What happened: I borrowed one of the new Cherokees from Jeep for an off-road camping trip with friends. The tires that come standard on most cars are designed for highways, not trails, and so these tires got one puncture after another. We eventually had to abandon the Jeep in a safe spot and return for it on our way out. Once back in town, we visited a tire-repair shop and had to buy two new tires just to make it home.
What I did about it: Between my friends and I, we’d all brought more than enough tire-repair gear. When we got to camp, I borrowed a more capable vehicle, went back to the Jeep, and pulled the wheels off, then all of us got creative trying to fix them around the campfire that evening.
What I learned: Nothing on your vehicle is as prone to damage as a tire, and nothing will strand you faster. Always run appropriate tires for the conditions you’ll face, and never forget your tire-repair kit and air compressor. Getting stuck in a remote area can have real consequences.
I Lost My Friend!
What happened: On a backpacking trip, a friend and I decided to split up. He didn’t show at our destination.

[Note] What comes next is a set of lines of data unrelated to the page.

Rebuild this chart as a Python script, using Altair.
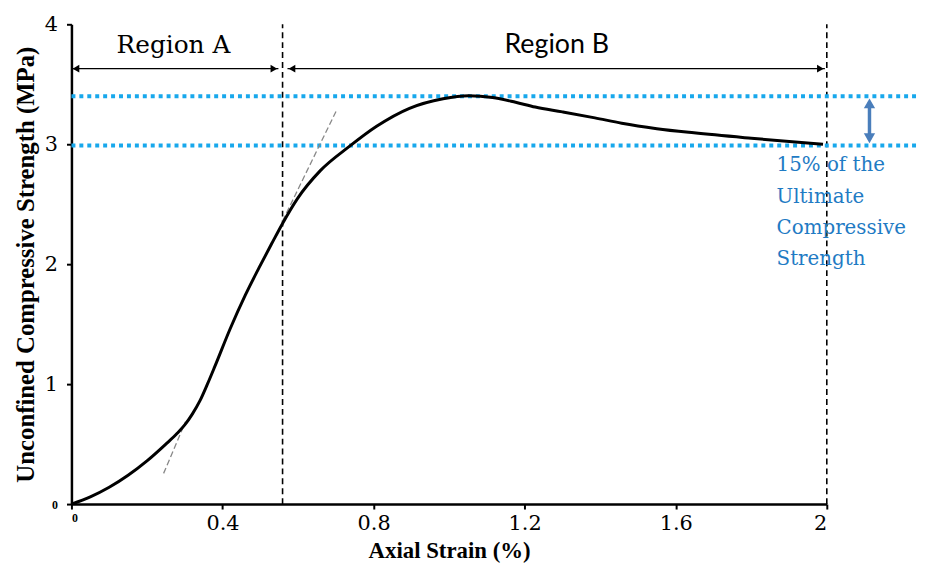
import altair as alt
import pandas as pd

# Stress-strain curve
strain = [0, 0.05, 0.10, 0.15, 0.20, 0.25, 0.28, 0.30, 0.32, 0.34, 0.36, 0.38, 0.42, 0.46,
          0.50, 0.53, 0.559, 0.598, 0.659, 0.735, 0.808, 0.895, 0.984, 1.052, 1.115, 1.176,
          1.228, 1.30, 1.386, 1.457, 1.55, 1.648, 1.8, 1.99]
strength = [0, 0.06, 0.14, 0.24, 0.36, 0.50, 0.59, 0.66, 0.75, 0.86, 1.0, 1.15, 1.46, 1.74,
            1.99, 2.17, 2.34, 2.545, 2.78, 2.98, 3.15, 3.30, 3.38, 3.405, 3.39, 3.35,
            3.31, 3.27, 3.22, 3.175, 3.13, 3.095, 3.05, 3.0]

# Tangent (gray dashed) segments
tan_x = [0.244, 0.302]
tan_y = [0.256, 0.686]
tan2_x = [0.559, 0.703]
tan2_y = [2.36, 3.29]

# Region boundaries
boundary_x = [0.559, 2.0]
# Strength levels (peak and 85%)
level_y = [3.40, 2.99]
level_x_end = 2.24

region_labels = ["Region A", "Region B"]
region_label_x = [0.27, 1.285]
region_label_y = [3.83, 3.83]
arrow_y = 3.63
arrow_a = [0.0, 0.548]
arrow_b = [0.572, 1.995]

note_lines = ["15% of the", "Ultimate", "Compressive", "Strength"]
note_y = [2.83, 2.56, 2.30, 2.04]
note_x = 1.867
dbl_arrow_x = 2.113

SERIF_B = "Liberation Serif"
SERIF_R = "DejaVu Serif"

xs = alt.Scale(domain=[0, 2], nice=False, zero=False)
ys = alt.Scale(domain=[0, 4], nice=False, zero=False)

curve_df = pd.DataFrame({"x": strain, "y": strength})
curve = alt.Chart(curve_df).mark_line(color="black", strokeWidth=3, interpolate="monotone").encode(
    x=alt.X("x:Q", scale=xs, axis=alt.Axis(
        title="Axial Strain (%)", values=[0, 0.4, 0.8, 1.2, 1.6, 2.0],
        labelExpr="datum.value == 0 ? '0' : format(datum.value, '.1~f')",
        labelFont={"condition": {"test": "datum.value == 0", "value": SERIF_B}, "value": SERIF_R},
        labelColor="black",
        labelFontSize={"condition": {"test": "datum.value == 0", "value": 12}, "value": 21},
        labelFontWeight={"condition": {"test": "datum.value == 0", "value": "bold"}, "value": "normal"},
        titleFont=SERIF_B, titleFontSize=23, titleFontWeight="bold", titleColor="black",
        titlePadding=6, grid=False, domainColor="black", domainWidth=2.5,
        tickColor="black", tickWidth=2, tickSize=5, labelPadding=4)),
    y=alt.Y("y:Q", scale=ys, axis=alt.Axis(
        title="Unconfined Compressive Strength (MPa)", values=[0, 1, 2, 3, 4], format="d",
        labelFont={"condition": {"test": "datum.value == 0", "value": SERIF_B}, "value": SERIF_R},
        labelColor="black",
        labelFontSize={"condition": {"test": "datum.value == 0", "value": 12}, "value": 21},
        labelFontWeight={"condition": {"test": "datum.value == 0", "value": "bold"}, "value": "normal"},
        titleFont=SERIF_B, titleFontSize=25, titleFontWeight="bold", titleColor="black",
        titlePadding=6, grid=False, domainColor="black", domainWidth=2.5,
        tickColor="black", tickWidth=2, tickSize=5, labelPadding=9)),
)

tan_df = pd.DataFrame({"x": tan_x + tan2_x, "y": tan_y + tan2_y, "seg": ["a", "a", "b", "b"]})
tangent = alt.Chart(tan_df).mark_line(color="#888888", strokeWidth=1.3, strokeDash=[6, 3]).encode(
    x=alt.X("x:Q", scale=xs), y=alt.Y("y:Q", scale=ys), detail="seg:N")

bound_df = pd.DataFrame({"x": boundary_x, "y0": [0, 0], "y1": [4, 4]})
bounds = alt.Chart(bound_df).mark_rule(color="black", strokeWidth=1.6, strokeDash=[6, 4]).encode(
    x=alt.X("x:Q", scale=xs), y=alt.Y("y0:Q", scale=ys), y2="y1:Q")

level_df = pd.DataFrame({"y": level_y, "x0": [0, 0], "x1": [level_x_end, level_x_end]})
levels = alt.Chart(level_df).mark_rule(color="#18a8ec", strokeWidth=4, strokeDash=[4, 4], clip=False).encode(
    y=alt.Y("y:Q", scale=ys), x=alt.X("x0:Q", scale=xs), x2="x1:Q")

arr_df = pd.DataFrame({"x0": [arrow_a[0], arrow_b[0]], "x1": [arrow_a[1], arrow_b[1]], "y": [arrow_y, arrow_y]})
arr_lines = alt.Chart(arr_df).mark_rule(color="black", strokeWidth=1.3).encode(
    x=alt.X("x0:Q", scale=xs), x2="x1:Q", y=alt.Y("y:Q", scale=ys))
heads_l = pd.DataFrame({"x": [arrow_a[0] + 0.012, arrow_b[0] + 0.012], "y": [arrow_y, arrow_y]})
heads_r = pd.DataFrame({"x": [arrow_a[1] - 0.012, arrow_b[1] - 0.012], "y": [arrow_y, arrow_y]})
hl = alt.Chart(heads_l).mark_point(shape="triangle-left", filled=True, color="black", size=60, opacity=1).encode(
    x=alt.X("x:Q", scale=xs), y=alt.Y("y:Q", scale=ys))
hr = alt.Chart(heads_r).mark_point(shape="triangle-right", filled=True, color="black", size=60, opacity=1).encode(
    x=alt.X("x:Q", scale=xs), y=alt.Y("y:Q", scale=ys))

reg_df = pd.DataFrame({"label": region_labels, "x": region_label_x, "y": region_label_y})
reg_a = alt.Chart(reg_df.iloc[[0]]).mark_text(font=SERIF_R, fontSize=25, color="black").encode(
    x=alt.X("x:Q", scale=xs), y=alt.Y("y:Q", scale=ys), text="label:N")
reg_b = alt.Chart(reg_df.iloc[[1]]).mark_text(font="Lato", fontSize=27, color="black").encode(
    x=alt.X("x:Q", scale=xs), y=alt.Y("y:Q", scale=ys), text="label:N")

dbl_df = pd.DataFrame({"x": [dbl_arrow_x], "y0": [level_y[1] + 0.05], "y1": [level_y[0] - 0.05]})
dbl_line = alt.Chart(dbl_df).mark_rule(color="#4a7ebb", strokeWidth=3.5, clip=False).encode(
    x=alt.X("x:Q", scale=xs), y=alt.Y("y0:Q", scale=ys), y2="y1:Q")
dbl_heads = pd.DataFrame({"x": [dbl_arrow_x, dbl_arrow_x], "y": [level_y[0] - 0.06, level_y[1] + 0.06]})
dbl_up = alt.Chart(dbl_heads.iloc[[0]]).mark_point(shape="triangle-up", filled=True, color="#4a7ebb",
                                                    size=130, opacity=1, clip=False).encode(
    x=alt.X("x:Q", scale=xs), y=alt.Y("y:Q", scale=ys))
dbl_dn = alt.Chart(dbl_heads.iloc[[1]]).mark_point(shape="triangle-down", filled=True, color="#4a7ebb",
                                                    size=130, opacity=1, clip=False).encode(
    x=alt.X("x:Q", scale=xs), y=alt.Y("y:Q", scale=ys))

note_df = pd.DataFrame({"t": note_lines, "y": note_y, "x": [note_x] * 4})
note = alt.Chart(note_df).mark_text(font=SERIF_R, fontSize=20, color="#1f7bc4",
                                     align="left", clip=False).encode(
    x=alt.X("x:Q", scale=xs), y=alt.Y("y:Q", scale=ys), text="t:N")

chart = alt.layer(bounds, levels, tangent, curve, arr_lines, hl, hr, reg_a, reg_b,
                  dbl_line, dbl_up, dbl_dn, note).properties(
    width=762, height=484,
    autosize=alt.AutoSizeParams(type="none"),
    padding={"left": 64, "top": 14, "right": 92, "bottom": 58},
    background="white",
).configure_view(stroke=None)

chart.save("out.html", embed_options={"renderer": "svg", "actions": False})
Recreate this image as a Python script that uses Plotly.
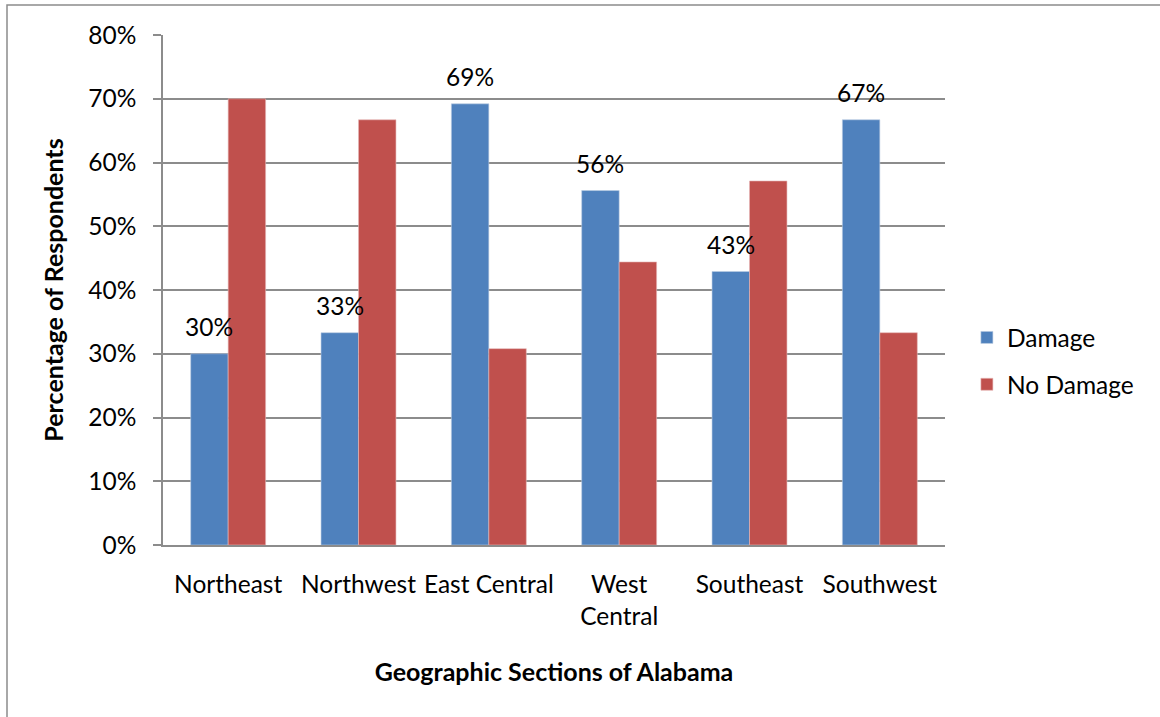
import plotly.graph_objects as go

# Survey results by region
regions = ["Northeast", "Northwest", "East Central", "West<br>Central", "Southeast", "Southwest"]
damage = [30.0, 33.3, 69.2, 55.6, 42.9, 66.7]
no_damage = [70.0, 66.7, 30.8, 44.4, 57.1, 33.3]
y_ticks = [0, 10, 20, 30, 40, 50, 60, 70, 80]
y_tick_text = ["0%", "10%", "20%", "30%", "40%", "50%", "60%", "70%", "80%"]

BLUE = "#4F81BD"
RED = "#C0504D"
GRID = "#8C8C8C"
FONT = "Lato"
SIZE = 24.5

fig = go.Figure()
fig.add_trace(go.Bar(x=regions, y=damage, name="Damage", legendgroup="d",
                     marker=dict(color=BLUE, line=dict(color="#BCCDE3", width=0.6))))
fig.add_trace(go.Bar(x=regions, y=no_damage, name="No Damage", legendgroup="n",
                     marker=dict(color=RED, line=dict(color="#E6B9B8", width=0.6))))

# value labels above the Damage bars
for r, v in zip(regions, damage):
    fig.add_annotation(x=r, y=v, text=f"{round(v)}%", showarrow=False,
                       xshift=-19, yshift=27, font=dict(family=FONT, size=SIZE, color="black"))

# thin frame around the chart
fig.add_shape(type="rect", xref="paper", yref="paper",
              x0=(7 - 163) / 782, x1=(1170 - 163) / 782,
              y0=(545 - 725) / 510, y1=(545 - 5) / 510,
              line=dict(color="#8C8C8C", width=1.5), fillcolor="rgba(0,0,0,0)", layer="below")

fig.update_layout(
    width=1160, height=717,
    margin=dict(l=163, r=215, t=35, b=172),
    paper_bgcolor="white", plot_bgcolor="white",
    barmode="group", bargap=0.425, bargroupgap=0,
    font=dict(family=FONT, size=SIZE, color="black"),
    showlegend=True,
    legend=dict(x=1.028, y=(545 - 361) / 510, xanchor="left", yanchor="middle",
                font=dict(family=FONT, size=SIZE), tracegroupgap=12,
                itemwidth=30),
    xaxis=dict(showline=True, linecolor=GRID, linewidth=1.5, ticks="",
               tickfont=dict(family=FONT, size=SIZE), ticklabelstandoff=17,
               title=dict(text="<b>Geographic Sections of Alabama</b>",
                          font=dict(family=FONT, size=25), standoff=34)),
    yaxis=dict(range=[0, 80], tickvals=y_ticks, ticktext=y_tick_text,
               showgrid=True, gridcolor=GRID, gridwidth=1.5,
               showline=True, linecolor=GRID, linewidth=1.5,
               ticks="outside", ticklen=8, tickcolor=GRID, tickwidth=1.5,
               ticklabelstandoff=12, zeroline=False,
               tickfont=dict(family=FONT, size=SIZE),
               title=dict(text="<b>Percentage of Respondents</b>",
                          font=dict(family=FONT, size=25), standoff=18)),
)

fig.write_html("out.html")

What I did about it: I got the local fire chief out of bed at midnight on Christmas Eve to initiate a search and rescue operation. My friend ended up making it out on his own after getting badly lost but suffered mild hypothermia.
What I learned: Never split up. This situation got so extreme so fast that it’s also what prompted me to start carrying a satellite communicator.
I Crashed a Motorcycle!
What happened: About halfway through a dirt-bike trip across Labrador, in Canada, I hit a giant pothole and flipped my bike while moving at about 50 miles per hour, landing on my head.
What I did about it: I don’t remember the next two or three days of the trip due to the concussion, but my friend and I managed to repair the bike enough that it got me all the way home to Brooklyn—or nearly. It gave up a few miles from my apartment.
What I learned: Quality safety gear is worth it. I wouldn’t have survived the crash without it. No matter who you are, how good you are at something, or how careful you’re being, accidents can and will happen.